--- START EXERCISE INPUT ---

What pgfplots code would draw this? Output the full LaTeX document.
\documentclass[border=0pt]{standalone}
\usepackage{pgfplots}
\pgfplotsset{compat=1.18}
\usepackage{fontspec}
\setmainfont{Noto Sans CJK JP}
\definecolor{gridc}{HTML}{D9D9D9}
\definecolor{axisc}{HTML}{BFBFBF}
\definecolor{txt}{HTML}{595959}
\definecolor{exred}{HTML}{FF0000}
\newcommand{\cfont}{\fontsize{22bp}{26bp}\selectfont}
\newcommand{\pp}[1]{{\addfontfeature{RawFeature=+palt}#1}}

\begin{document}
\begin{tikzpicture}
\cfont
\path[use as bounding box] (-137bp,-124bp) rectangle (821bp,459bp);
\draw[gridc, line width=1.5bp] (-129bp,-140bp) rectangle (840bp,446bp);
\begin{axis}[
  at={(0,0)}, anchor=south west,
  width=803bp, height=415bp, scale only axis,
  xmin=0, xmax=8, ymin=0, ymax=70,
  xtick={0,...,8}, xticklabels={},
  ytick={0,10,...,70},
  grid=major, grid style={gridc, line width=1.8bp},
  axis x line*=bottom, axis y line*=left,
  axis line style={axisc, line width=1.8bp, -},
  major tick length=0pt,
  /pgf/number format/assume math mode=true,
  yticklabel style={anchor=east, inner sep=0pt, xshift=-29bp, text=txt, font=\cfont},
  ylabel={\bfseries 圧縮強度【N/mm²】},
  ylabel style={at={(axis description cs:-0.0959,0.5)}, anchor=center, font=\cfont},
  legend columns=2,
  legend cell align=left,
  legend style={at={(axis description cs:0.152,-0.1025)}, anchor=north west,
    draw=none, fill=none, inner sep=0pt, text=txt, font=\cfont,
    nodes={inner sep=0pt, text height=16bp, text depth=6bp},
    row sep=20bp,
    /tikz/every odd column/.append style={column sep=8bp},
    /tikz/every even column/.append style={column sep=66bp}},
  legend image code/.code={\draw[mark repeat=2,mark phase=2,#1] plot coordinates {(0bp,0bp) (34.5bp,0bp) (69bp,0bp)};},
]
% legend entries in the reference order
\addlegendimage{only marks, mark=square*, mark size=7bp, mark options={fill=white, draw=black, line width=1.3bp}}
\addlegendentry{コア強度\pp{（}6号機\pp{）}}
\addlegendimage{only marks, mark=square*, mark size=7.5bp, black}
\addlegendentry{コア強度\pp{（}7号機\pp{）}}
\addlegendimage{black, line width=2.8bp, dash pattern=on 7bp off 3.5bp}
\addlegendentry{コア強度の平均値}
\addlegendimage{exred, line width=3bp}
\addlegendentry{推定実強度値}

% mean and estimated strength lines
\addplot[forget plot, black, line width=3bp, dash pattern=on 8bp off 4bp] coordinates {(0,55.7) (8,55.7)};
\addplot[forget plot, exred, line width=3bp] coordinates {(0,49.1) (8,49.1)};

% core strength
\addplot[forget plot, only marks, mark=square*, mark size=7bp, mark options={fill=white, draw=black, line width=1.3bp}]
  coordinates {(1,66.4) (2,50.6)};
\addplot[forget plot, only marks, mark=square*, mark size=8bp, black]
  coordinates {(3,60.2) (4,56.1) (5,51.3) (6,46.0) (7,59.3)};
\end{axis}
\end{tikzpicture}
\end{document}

--- END EXERCISE INPUT ---
--- START EXERCISE INPUT ---

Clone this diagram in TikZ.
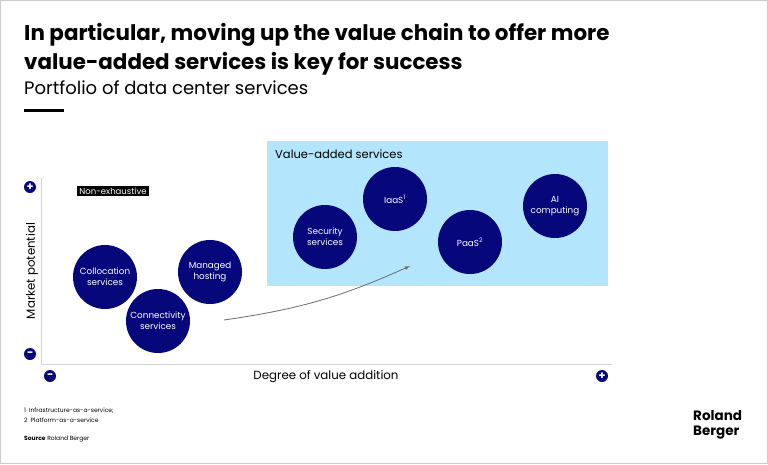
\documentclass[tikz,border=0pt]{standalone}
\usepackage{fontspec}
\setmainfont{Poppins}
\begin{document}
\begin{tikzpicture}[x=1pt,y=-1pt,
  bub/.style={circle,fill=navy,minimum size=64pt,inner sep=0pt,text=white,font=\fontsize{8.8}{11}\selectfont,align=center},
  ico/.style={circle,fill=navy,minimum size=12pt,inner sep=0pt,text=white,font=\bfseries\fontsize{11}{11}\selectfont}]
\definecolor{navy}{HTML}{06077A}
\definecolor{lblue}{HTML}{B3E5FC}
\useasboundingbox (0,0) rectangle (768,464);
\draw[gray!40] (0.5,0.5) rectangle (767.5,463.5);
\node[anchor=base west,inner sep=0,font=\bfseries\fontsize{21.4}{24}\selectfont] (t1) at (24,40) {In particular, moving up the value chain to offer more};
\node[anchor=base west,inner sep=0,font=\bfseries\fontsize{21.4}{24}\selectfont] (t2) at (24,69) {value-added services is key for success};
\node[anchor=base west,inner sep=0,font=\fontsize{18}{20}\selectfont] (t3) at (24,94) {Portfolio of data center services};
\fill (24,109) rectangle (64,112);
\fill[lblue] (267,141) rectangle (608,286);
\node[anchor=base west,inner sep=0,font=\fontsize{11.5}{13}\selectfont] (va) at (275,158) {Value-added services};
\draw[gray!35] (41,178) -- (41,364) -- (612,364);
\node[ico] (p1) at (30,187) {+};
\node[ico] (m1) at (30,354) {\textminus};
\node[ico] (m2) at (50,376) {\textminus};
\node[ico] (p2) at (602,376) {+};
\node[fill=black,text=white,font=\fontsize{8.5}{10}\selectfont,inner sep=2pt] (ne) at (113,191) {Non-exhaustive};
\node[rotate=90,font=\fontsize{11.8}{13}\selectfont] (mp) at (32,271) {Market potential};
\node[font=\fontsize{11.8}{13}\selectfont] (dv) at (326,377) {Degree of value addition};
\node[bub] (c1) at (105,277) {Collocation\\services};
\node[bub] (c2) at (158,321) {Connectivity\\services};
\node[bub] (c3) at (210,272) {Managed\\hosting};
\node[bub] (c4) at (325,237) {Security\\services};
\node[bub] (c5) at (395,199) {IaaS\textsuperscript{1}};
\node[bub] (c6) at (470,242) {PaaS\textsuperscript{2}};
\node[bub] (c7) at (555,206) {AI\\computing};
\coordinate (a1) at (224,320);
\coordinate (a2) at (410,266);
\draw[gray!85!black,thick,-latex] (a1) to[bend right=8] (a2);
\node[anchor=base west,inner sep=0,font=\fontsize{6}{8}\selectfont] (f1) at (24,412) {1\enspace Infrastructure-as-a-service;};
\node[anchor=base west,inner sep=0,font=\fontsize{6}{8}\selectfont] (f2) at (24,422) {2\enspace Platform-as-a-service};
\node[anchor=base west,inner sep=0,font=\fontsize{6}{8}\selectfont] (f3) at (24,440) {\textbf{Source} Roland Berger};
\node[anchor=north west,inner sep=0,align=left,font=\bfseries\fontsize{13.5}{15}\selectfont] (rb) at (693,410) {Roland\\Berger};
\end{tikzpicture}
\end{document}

--- END EXERCISE INPUT ---

### PROMPT
Out of the material above, select every line that holds the string "draw".

### FINAL RESULT
What pgfplots code would draw this? Output the full LaTeX document.
\draw[gridc, line width=1.5bp] (-129bp,-140bp) rectangle (840bp,446bp);
    draw=none, fill=none, inner sep=0pt, text=txt, font=\cfont,
  legend image code/.code={\draw[mark repeat=2,mark phase=2,#1] plot coordinates {(0bp,0bp) (34.5bp,0bp) (69bp,0bp)};},
\addlegendimage{only marks, mark=square*, mark size=7bp, mark options={fill=white, draw=black, line width=1.3bp}}
\addplot[forget plot, only marks, mark=square*, mark size=7bp, mark options={fill=white, draw=black, line width=1.3bp}]
\draw[gray!40] (0.5,0.5) rectangle (767.5,463.5);
\draw[gray!35] (41,178) -- (41,364) -- (612,364);
\draw[gray!85!black,thick,-latex] (a1) to[bend right=8] (a2);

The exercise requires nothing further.